### Exercise directions
In the data that follows, count the lines in which the word "page" occurs, and report that figure alone.

[Begin]

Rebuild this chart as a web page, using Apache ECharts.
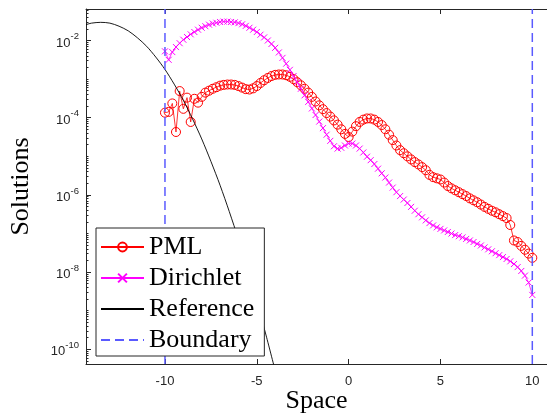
<!DOCTYPE html>
<html><head><meta charset="utf-8">
<script src="https://cdn.jsdelivr.net/npm/echarts@6/dist/echarts.min.js"></script>
<style>html,body{margin:0;padding:0;background:#fff}#c{width:547px;height:419px}</style>
</head><body><div id="c"></div>
<script>
// Space grid (x) shared by PML and Dirichlet solutions
const xs = [-10,-9.8,-9.6,-9.4,-9.2,-9,-8.8,-8.6,-8.4,-8.2,
  -8,-7.8,-7.6,-7.4,-7.2,-7,-6.8,-6.6,-6.4,-6.2,
  -6,-5.8,-5.6,-5.4,-5.2,-5,-4.8,-4.6,-4.4,-4.2,
  -4,-3.8,-3.6,-3.4,-3.2,-3,-2.8,-2.6,-2.4,-2.2,
  -2,-1.8,-1.6,-1.4,-1.2,-1,-0.8,-0.6,-0.4,-0.2,
  0,0.2,0.4,0.6,0.8,1,1.2,1.4,1.6,1.8,
  2,2.2,2.4,2.6,2.8,3,3.2,3.4,3.6,3.8,
  4,4.2,4.4,4.6,4.8,5,5.2,5.4,5.6,5.8,
  6,6.2,6.4,6.6,6.8,7,7.2,7.4,7.6,7.8,
  8,8.2,8.4,8.6,8.8,9,9.2,9.4,9.6,9.8,
  10];
// log10 of the PML solution
const pmlLog10 = [-3.87,-3.85,-3.63,-4.37,-3.31,-3.77,-3.48,-4.11,-3.51,-3.61,
  -3.46,-3.35,-3.30,-3.25,-3.21,-3.17,-3.15,-3.14,-3.14,-3.15,
  -3.18,-3.22,-3.26,-3.27,-3.24,-3.18,-3.10,-3.03,-2.97,-2.92,
  -2.89,-2.88,-2.88,-2.90,-2.94,-3.00,-3.08,-3.16,-3.25,-3.35,
  -3.46,-3.58,-3.68,-3.78,-3.88,-3.97,-4.07,-4.18,-4.30,-4.42,
  -4.50,-4.36,-4.22,-4.11,-4.05,-4.02,-4.02,-4.05,-4.11,-4.19,
  -4.30,-4.44,-4.58,-4.72,-4.84,-4.92,-5.00,-5.08,-5.15,-5.21,
  -5.28,-5.36,-5.48,-5.54,-5.57,-5.60,-5.68,-5.77,-5.83,-5.88,
  -5.93,-5.98,-6.03,-6.09,-6.14,-6.19,-6.25,-6.31,-6.36,-6.41,
  -6.45,-6.50,-6.55,-6.60,-6.78,-7.18,-7.22,-7.32,-7.42,-7.52,
  -7.63];
// log10 of the Dirichlet solution
const dirLog10 = [-2.28,-2.50,-2.30,-2.17,-2.07,-1.98,-1.91,-1.84,-1.78,-1.72,
  -1.67,-1.63,-1.59,-1.56,-1.54,-1.52,-1.51,-1.51,-1.52,-1.53,
  -1.55,-1.58,-1.62,-1.67,-1.72,-1.78,-1.85,-1.92,-2.00,-2.09,
  -2.19,-2.31,-2.45,-2.60,-2.76,-2.92,-3.08,-3.25,-3.42,-3.59,
  -3.76,-3.93,-4.10,-4.27,-4.44,-4.60,-4.74,-4.80,-4.78,-4.72,
  -4.67,-4.67,-4.72,-4.80,-4.90,-5.01,-5.10,-5.20,-5.32,-5.44,
  -5.55,-5.68,-5.81,-5.93,-6.03,-6.12,-6.21,-6.31,-6.41,-6.50,
  -6.58,-6.66,-6.73,-6.79,-6.84,-6.88,-6.92,-6.96,-7.00,-7.04,
  -7.07,-7.10,-7.14,-7.18,-7.22,-7.27,-7.31,-7.36,-7.41,-7.46,
  -7.51,-7.56,-7.61,-7.66,-7.72,-7.79,-7.87,-7.97,-8.09,-8.27,
  -8.59];
// Reference solution (x, log10 y)
const refX = [-14.3,-14,-13.5,-13,-12.5,-12,-11.5,-11,-10.5,-10,-9.5,-9,-8.5,-8,-7.5,-7,-6.5,-6,-5.5,-5,-4.5,-4];
const refLog10 = [-1.59,-1.55,-1.53,-1.55,-1.63,-1.75,-1.93,-2.15,-2.43,-2.75,-3.13,-3.55,-4.03,-4.55,-5.13,-5.75,-6.43,-7.15,-7.93,-8.75,-9.63,-10.55];
const boundaryX = [-10, 10];
const xTicks = [-10, -5, 0, 5, 10];
const yTickExp = [-10, -8, -6, -4, -2];

const X_MIN = -14.3, X_MAX = 10.8;
const Y_MIN = Math.pow(10, -10.38), Y_MAX = Math.pow(10, -1.184);
const AX = '#262626';
const SANS = 'Liberation Sans, Arial, sans-serif';
const SERIF = 'Liberation Serif, Times New Roman, serif';
const CLEAR = 'rgba(255,255,255,0)';

const yMajor = yTickExp.map(e => Math.pow(10, e));
const yMinor = [];
for (let e = -11; e <= -1; e++) {
  for (let m = 1; m <= 9; m++) {
    if (m === 1 && yTickExp.indexOf(e) >= 0) continue;
    yMinor.push(m * Math.pow(10, e));
  }
}

const toPts = (X, L) => X.map((x, i) => [x, Math.pow(10, L[i])]);

const chart = echarts.init(document.getElementById('c'), null, {renderer: 'canvas'});
chart.setOption({
  animation: false,
  backgroundColor: '#fff',
  grid: {left: 86, right: 0, top: 9, bottom: 53, containLabel: false},
  xAxis: [{
    type: 'value', min: X_MIN, max: X_MAX, position: 'bottom',
    name: 'Space', nameLocation: 'middle', nameGap: 24, nameMoveOverlap: false,
    nameTextStyle: {fontFamily: SERIF, fontSize: 26, color: '#000', verticalAlign: 'top'},
    axisLine: {show: true, onZero: false, lineStyle: {color: AX, width: 1}},
    axisTick: {show: true, inside: true, length: 5, lineStyle: {color: AX}, customValues: xTicks},
    axisLabel: {show: true, customValues: xTicks, fontFamily: SANS, fontSize: 13, color: AX, margin: 11},
    splitLine: {show: false}
  }, {
    type: 'value', min: X_MIN, max: X_MAX, position: 'top',
    axisLine: {show: true, onZero: false, lineStyle: {color: AX, width: 1}},
    axisTick: {show: true, inside: true, length: 5, lineStyle: {color: AX}, customValues: xTicks},
    axisLabel: {show: false}, splitLine: {show: false}
  }],
  yAxis: [{
    type: 'log', logBase: 10, min: Y_MIN, max: Y_MAX, position: 'left',
    name: 'Solutions', nameLocation: 'middle', nameGap: 52, nameRotate: 90, nameMoveOverlap: false,
    nameTextStyle: {fontFamily: SERIF, fontSize: 26, color: '#000'},
    axisLine: {show: true, onZero: false, lineStyle: {color: AX, width: 1}},
    axisTick: {show: true, inside: true, length: 5, lineStyle: {color: AX}, customValues: yMajor},
    axisLabel: {
      show: true, customValues: yMajor, margin: 7,
      formatter: v => '{b|10}{s|' + Math.round(Math.log10(v)) + '}',
      rich: {
        b: {fontFamily: SANS, fontSize: 13, color: AX, lineHeight: 18, verticalAlign: 'bottom'},
        s: {fontFamily: SANS, fontSize: 9.5, color: AX, lineHeight: 18, verticalAlign: 'top'}
      }
    },
    splitLine: {show: false}
  }, {
    type: 'log', logBase: 10, min: Y_MIN, max: Y_MAX, position: 'left',
    axisLine: {show: false, onZero: false},
    axisTick: {show: true, inside: true, length: 2.5, lineStyle: {color: AX}, customValues: yMinor},
    axisLabel: {show: false}, splitLine: {show: false}
  }],
  legend: {
    data: ['PML', 'Dirichlet', 'Reference', 'Boundary'],
    orient: 'vertical', left: 96, top: 228,
    itemWidth: 43, itemHeight: 11, itemGap: 5,
    padding: [6, 10, 3, 4],
    borderColor: AX, borderWidth: 1, backgroundColor: '#fff',
    selectedMode: false,
    textStyle: {fontFamily: SERIF, fontSize: 26, color: '#000', lineHeight: 26},
    z: 20
  },
  series: [{
    name: 'PML', type: 'line', data: toPts(xs, pmlLog10),
    symbol: 'circle', symbolSize: 9, showAllSymbol: true,
    itemStyle: {color: CLEAR, borderColor: '#ff0000', borderWidth: 1},
    lineStyle: {color: '#ff0000', width: 0.8}, z: 2
  }, {
    name: 'Dirichlet', type: 'line', data: toPts(xs, dirLog10),
    symbol: 'path://M0,0L10,10M10,0L0,10', symbolSize: 6, showAllSymbol: true,
    itemStyle: {color: CLEAR, borderColor: '#ff00ff', borderWidth: 1},
    lineStyle: {color: '#ff00ff', width: 0.8}, z: 3
  }, {
    name: 'Reference', type: 'line', data: toPts(refX, refLog10),
    symbol: 'circle', symbolSize: 0, showSymbol: false, smooth: 0.3,
    itemStyle: {color: CLEAR, borderColor: CLEAR, borderWidth: 0},
    lineStyle: {color: '#000', width: 0.9}, z: 4
  }].concat(boundaryX.map(bx => ({
    name: 'Boundary', type: 'line', data: [[bx, Y_MIN], [bx, Y_MAX]],
    symbol: 'circle', symbolSize: 0, showSymbol: false,
    itemStyle: {color: CLEAR, borderColor: CLEAR, borderWidth: 0},
    lineStyle: {color: '#5a5aff', width: 1.5, type: [9, 5]}, z: 5
  })))
});
</script>
</body></html>
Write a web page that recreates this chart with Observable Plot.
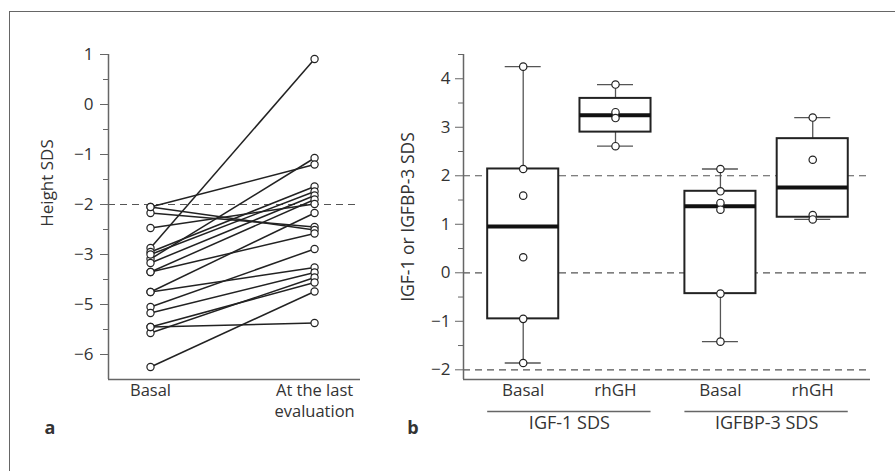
<!DOCTYPE html>
<html><head><meta charset="utf-8">
<script src="https://cdn.jsdelivr.net/npm/d3@7"></script>
<script src="https://cdn.jsdelivr.net/npm/@observablehq/plot@0.6"></script>
<style>
body{margin:0;background:#fff;}
#fig{position:relative;width:895px;height:471px;font-family:"Open Sans",sans-serif;color:#333;overflow:hidden;background:#fff;}
#fig .frame{position:absolute;left:9px;top:11px;right:-10px;bottom:-10px;border-left:1px solid #666;border-top:1px solid #666;}
.panel{position:absolute;top:0;}
.tag{position:absolute;font-weight:bold;font-size:18px;line-height:18px;transform:translate(-50%,-50%);}
</style></head><body>
<div id="fig"><div class="frame"></div></div>
<script>
// ---------- Panel a data ----------
const stages = ["Basal", "At the last evaluation"];
const heightBasal = [-2.87, -3.09, -2.05, -2.95, -3.00, -3.17, -3.35, -2.47, -3.75, -2.17, -2.05, -3.35, -4.05, -3.75, -4.17, -4.57, -4.45, -5.25, -4.45];
const heightLast  = [ 0.91, -1.07, -1.20, -1.64, -1.74, -1.82, -1.90, -1.99, -2.17, -2.45, -2.51, -2.58, -2.89, -3.26, -3.36, -3.46, -3.56, -3.74, -4.37];
const heightTicks = [1, 0, -1, -2, -3, -4, -5];
const heightTickLabels = ["1", "0", "−1", "−2", "−3", "−5", "−6"];
const heightMinorTicks = [0.5, -0.5, -1.5, -2.5, -3.5, -4.5];
const heightRef = [-2];
const heightTitle = "Height SDS";

// ---------- Panel b data ----------
const groups = ["IGF-1 SDS", "IGFBP-3 SDS"];
const conditions = ["Basal", "rhGH"];
const igf1Basal   = [4.25, 2.14, 1.59, 0.32, -0.95, -1.86];
const igf1RhGH    = [3.88, 3.31, 3.19, 2.61];
const igfbp3Basal = [2.14, 1.68, 1.44, 1.30, -0.43, -1.42];
const igfbp3RhGH  = [3.20, 2.33, 1.19, 1.10];
const sdsTicks = [-2, -1, 0, 1, 2, 3, 4];
const sdsMinorTicks = [-1.5, -0.5, 0.5, 1.5, 2.5, 3.5, 4.5];
const sdsRef = [-2, 0, 2];
const sdsTitle = "IGF-1 or IGFBP-3 SDS";

const minus = d => (d < 0 ? "\u2212" + Math.abs(d) : String(d));
const FONT = '"Open Sans", sans-serif';
const AX = "#666", INK = "#222", TXT = "#333";

// ---------- Panel a ----------
const pairs = heightBasal.map((b, i) => ({basal: b, last: heightLast[i]}));
const pts = pairs.flatMap(p => [{stage: 0, v: p.basal}, {stage: 1, v: p.last}]);
// split long stage labels into two lines (last word on the second line)
const stageLines = stages.map((s, i) => {
  const w = s.split(" ");
  return w.length > 2 ? {i, l1: w.slice(0, -1).join(" "), l2: w[w.length - 1]} : {i, l1: s, l2: ""};
});
const xA = [-0.256, 1.28], yA = [-5.5, 1];

const plotA = Plot.plot({
  width: 380, height: 471,
  marginLeft: 108, marginRight: 20, marginTop: 54, marginBottom: 92,
  style: {fontFamily: FONT, fontSize: "17px", color: TXT, background: "transparent"},
  x: {domain: xA, axis: null},
  y: {domain: yA, axis: null},
  marks: [
    Plot.ruleY(heightRef, {stroke: "#555", strokeWidth: 1.2, strokeDasharray: "7,5"}),
    Plot.ruleX([xA[0]], {stroke: AX, strokeWidth: 1.5}),
    Plot.ruleY([yA[0]], {stroke: AX, strokeWidth: 1.5}),
    Plot.axisY({ticks: heightTicks, tickFormat: d => heightTickLabels[heightTicks.indexOf(d)], tickSize: 8, tickPadding: 7, stroke: AX, fill: TXT, label: null, fontSize: 17}),
    Plot.axisY({ticks: heightMinorTicks, tickFormat: () => "", tickSize: 5, stroke: AX, label: null}),
    Plot.link(pairs, {x1: () => 0, y1: "basal", x2: () => 1, y2: "last", stroke: INK, strokeWidth: 1.5}),
    Plot.dot(pts, {x: "stage", y: "v", r: 3.6, fill: "white", stroke: INK, strokeWidth: 1.2}),
    Plot.text(stageLines, {x: "i", frameAnchor: "bottom", text: "l1", fontSize: 16.5, fill: TXT, dy: 16}),
    Plot.text(stageLines, {x: "i", frameAnchor: "bottom", text: "l2", fontSize: 16.5, fill: TXT, dy: 37}),
    Plot.text([heightTitle], {frameAnchor: "left", textAnchor: "middle", rotate: -90, dx: -61, dy: -34, text: d => d, fontSize: 17, fill: TXT})
  ]
});
plotA.classList.add("panel");
plotA.style.left = "0px";
document.getElementById("fig").appendChild(plotA);

// ---------- Panel b ----------
function hinges(values) {
  const v = values.slice().sort(d3.ascending), n = v.length;
  return {
    min: v[0], max: v[n - 1],
    q1: d3.median(v.slice(0, Math.ceil(n / 2))),
    median: d3.median(v),
    q3: d3.median(v.slice(Math.floor(n / 2)))
  };
}
const groupGap = 0.137, boxHalf = 0.385, capHalf = 0.195;
const series = [[igf1Basal, igf1RhGH], [igfbp3Basal, igfbp3RhGH]];
const boxes = [];
const dots = [];
series.forEach((grp, gi) => grp.forEach((vals, si) => {
  const slot = gi * (2 + groupGap) + si;
  boxes.push({group: groups[gi], cond: conditions[si], slot, ...hinges(vals)});
  vals.forEach(v => dots.push({slot, v}));
}));
const groupSpans = groups.map((g, gi) => {
  const s = boxes.filter(b => b.group === g).map(b => b.slot);
  return {group: g, x1: d3.min(s) - boxHalf, x2: d3.max(s) + boxHalf, cx: (d3.min(s) + d3.max(s)) / 2};
});
const xB = [-0.647, 3.763], yB = [-2.2, 4.5];

const plotB = Plot.plot({
  width: 515, height: 471,
  marginLeft: 83, marginRight: 25, marginTop: 54, marginBottom: 92,
  style: {fontFamily: FONT, fontSize: "17px", color: TXT, background: "transparent"},
  x: {domain: xB, axis: null},
  y: {domain: yB, axis: null},
  marks: [
    Plot.ruleY(sdsRef, {stroke: "#555", strokeWidth: 1.2, strokeDasharray: "7,5"}),
    Plot.ruleX([xB[0]], {stroke: AX, strokeWidth: 1.5}),
    Plot.ruleY([yB[0]], {stroke: AX, strokeWidth: 1.5}),
    Plot.axisY({ticks: sdsTicks, tickFormat: minus, tickSize: 8, tickPadding: 5, stroke: AX, fill: TXT, label: null, fontSize: 17}),
    Plot.axisY({ticks: sdsMinorTicks, tickFormat: () => "", tickSize: 5, stroke: AX, label: null}),
    Plot.ruleX(boxes, {x: "slot", y1: "min", y2: "q1", stroke: "#555", strokeWidth: 1.3}),
    Plot.ruleX(boxes, {x: "slot", y1: "q3", y2: "max", stroke: "#555", strokeWidth: 1.3}),
    Plot.ruleY(boxes, {y: "min", x1: d => d.slot - capHalf, x2: d => d.slot + capHalf, stroke: "#555", strokeWidth: 1.3}),
    Plot.ruleY(boxes, {y: "max", x1: d => d.slot - capHalf, x2: d => d.slot + capHalf, stroke: "#555", strokeWidth: 1.3}),
    Plot.rect(boxes, {x1: d => d.slot - boxHalf, x2: d => d.slot + boxHalf, y1: "q1", y2: "q3", fill: "white", stroke: INK, strokeWidth: 2}),
    Plot.ruleY(boxes, {y: "median", x1: d => d.slot - boxHalf, x2: d => d.slot + boxHalf, stroke: "#111", strokeWidth: 4}),
    Plot.dot(dots, {x: "slot", y: "v", r: 3.7, fill: "white", stroke: INK, strokeWidth: 1.2}),
    Plot.text(boxes, {x: "slot", frameAnchor: "bottom", dy: 16, text: "cond", fontSize: 17, fill: TXT}),
    Plot.ruleY(groupSpans, {y: () => yB[0], x1: "x1", x2: "x2", dy: 32, stroke: AX, strokeWidth: 1.3}),
    Plot.text(groupSpans, {x: "cx", frameAnchor: "bottom", dy: 49, text: "group", fontSize: 18, fill: TXT}),
    Plot.text([sdsTitle], {frameAnchor: "left", textAnchor: "middle", rotate: -90, dx: -55, text: d => d, fontSize: 17.5, fill: TXT})
  ]
});
plotB.classList.add("panel");
plotB.style.left = "380px";
document.getElementById("fig").appendChild(plotB);

// panel tags
[["a", 50, 427], ["b", 413, 427]].forEach(([t, x, y]) => {
  const s = document.createElement("div");
  s.className = "tag"; s.textContent = t;
  s.style.left = x + "px"; s.style.top = y + "px";
  document.getElementById("fig").appendChild(s);
});
</script>
</body></html>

[End]

### Solution below
2